### DIRECTION
Keep only the lines from the top of the listing through the one with "(netsec) at (85,488)", and reproduce them unaltered.

### DATA LINES

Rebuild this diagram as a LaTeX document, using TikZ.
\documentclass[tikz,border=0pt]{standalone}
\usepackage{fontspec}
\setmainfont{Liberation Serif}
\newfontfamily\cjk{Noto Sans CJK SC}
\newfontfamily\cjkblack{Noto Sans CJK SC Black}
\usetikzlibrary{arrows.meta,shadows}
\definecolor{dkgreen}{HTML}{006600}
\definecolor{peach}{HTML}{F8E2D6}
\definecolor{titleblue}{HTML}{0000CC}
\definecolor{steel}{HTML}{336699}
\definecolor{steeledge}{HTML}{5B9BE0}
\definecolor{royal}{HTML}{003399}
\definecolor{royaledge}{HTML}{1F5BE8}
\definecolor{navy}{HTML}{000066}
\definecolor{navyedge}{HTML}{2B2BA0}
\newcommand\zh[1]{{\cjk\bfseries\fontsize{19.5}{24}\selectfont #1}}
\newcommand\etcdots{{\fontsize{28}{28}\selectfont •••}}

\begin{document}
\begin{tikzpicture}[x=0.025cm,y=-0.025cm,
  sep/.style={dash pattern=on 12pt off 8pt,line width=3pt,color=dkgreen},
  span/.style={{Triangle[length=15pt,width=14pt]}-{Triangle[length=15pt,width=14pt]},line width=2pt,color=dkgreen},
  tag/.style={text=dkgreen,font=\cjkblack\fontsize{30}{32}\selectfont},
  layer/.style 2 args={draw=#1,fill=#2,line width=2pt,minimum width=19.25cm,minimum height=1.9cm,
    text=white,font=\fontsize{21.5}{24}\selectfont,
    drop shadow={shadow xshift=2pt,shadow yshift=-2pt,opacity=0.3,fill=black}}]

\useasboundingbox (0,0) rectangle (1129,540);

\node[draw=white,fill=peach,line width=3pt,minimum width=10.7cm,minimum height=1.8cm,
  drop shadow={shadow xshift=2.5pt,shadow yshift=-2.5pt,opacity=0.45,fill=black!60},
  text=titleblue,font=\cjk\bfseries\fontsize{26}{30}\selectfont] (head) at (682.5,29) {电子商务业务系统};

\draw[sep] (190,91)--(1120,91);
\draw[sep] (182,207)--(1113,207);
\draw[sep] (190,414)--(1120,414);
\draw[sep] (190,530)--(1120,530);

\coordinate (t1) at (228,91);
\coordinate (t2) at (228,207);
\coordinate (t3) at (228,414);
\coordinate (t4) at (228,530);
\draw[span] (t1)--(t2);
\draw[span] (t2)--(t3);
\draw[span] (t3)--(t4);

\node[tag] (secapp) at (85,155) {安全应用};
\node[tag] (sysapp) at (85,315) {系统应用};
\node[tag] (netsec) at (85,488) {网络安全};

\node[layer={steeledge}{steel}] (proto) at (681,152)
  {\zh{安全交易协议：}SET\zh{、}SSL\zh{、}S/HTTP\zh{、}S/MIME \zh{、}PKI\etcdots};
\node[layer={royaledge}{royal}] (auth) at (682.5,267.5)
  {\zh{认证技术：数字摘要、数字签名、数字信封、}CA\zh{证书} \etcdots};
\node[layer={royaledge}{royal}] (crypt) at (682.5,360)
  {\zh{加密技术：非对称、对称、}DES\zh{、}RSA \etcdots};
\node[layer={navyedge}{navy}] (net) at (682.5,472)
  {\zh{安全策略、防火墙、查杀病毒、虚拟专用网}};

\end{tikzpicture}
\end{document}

### SOLUTION FOR THIS TASK
Rebuild this diagram as a LaTeX document, using TikZ.
\documentclass[tikz,border=0pt]{standalone}
\usepackage{fontspec}
\setmainfont{Liberation Serif}
\newfontfamily\cjk{Noto Sans CJK SC}
\newfontfamily\cjkblack{Noto Sans CJK SC Black}
\usetikzlibrary{arrows.meta,shadows}
\definecolor{dkgreen}{HTML}{006600}
\definecolor{peach}{HTML}{F8E2D6}
\definecolor{titleblue}{HTML}{0000CC}
\definecolor{steel}{HTML}{336699}
\definecolor{steeledge}{HTML}{5B9BE0}
\definecolor{royal}{HTML}{003399}
\definecolor{royaledge}{HTML}{1F5BE8}
\definecolor{navy}{HTML}{000066}
\definecolor{navyedge}{HTML}{2B2BA0}
\newcommand\zh[1]{{\cjk\bfseries\fontsize{19.5}{24}\selectfont #1}}
\newcommand\etcdots{{\fontsize{28}{28}\selectfont •••}}

\begin{document}
\begin{tikzpicture}[x=0.025cm,y=-0.025cm,
  sep/.style={dash pattern=on 12pt off 8pt,line width=3pt,color=dkgreen},
  span/.style={{Triangle[length=15pt,width=14pt]}-{Triangle[length=15pt,width=14pt]},line width=2pt,color=dkgreen},
  tag/.style={text=dkgreen,font=\cjkblack\fontsize{30}{32}\selectfont},
  layer/.style 2 args={draw=#1,fill=#2,line width=2pt,minimum width=19.25cm,minimum height=1.9cm,
    text=white,font=\fontsize{21.5}{24}\selectfont,
    drop shadow={shadow xshift=2pt,shadow yshift=-2pt,opacity=0.3,fill=black}}]

\useasboundingbox (0,0) rectangle (1129,540);

\node[draw=white,fill=peach,line width=3pt,minimum width=10.7cm,minimum height=1.8cm,
  drop shadow={shadow xshift=2.5pt,shadow yshift=-2.5pt,opacity=0.45,fill=black!60},
  text=titleblue,font=\cjk\bfseries\fontsize{26}{30}\selectfont] (head) at (682.5,29) {电子商务业务系统};

\draw[sep] (190,91)--(1120,91);
\draw[sep] (182,207)--(1113,207);
\draw[sep] (190,414)--(1120,414);
\draw[sep] (190,530)--(1120,530);

\coordinate (t1) at (228,91);
\coordinate (t2) at (228,207);
\coordinate (t3) at (228,414);
\coordinate (t4) at (228,530);
\draw[span] (t1)--(t2);
\draw[span] (t2)--(t3);
\draw[span] (t3)--(t4);

\node[tag] (secapp) at (85,155) {安全应用};
\node[tag] (sysapp) at (85,315) {系统应用};
\node[tag] (netsec) at (85,488) {网络安全};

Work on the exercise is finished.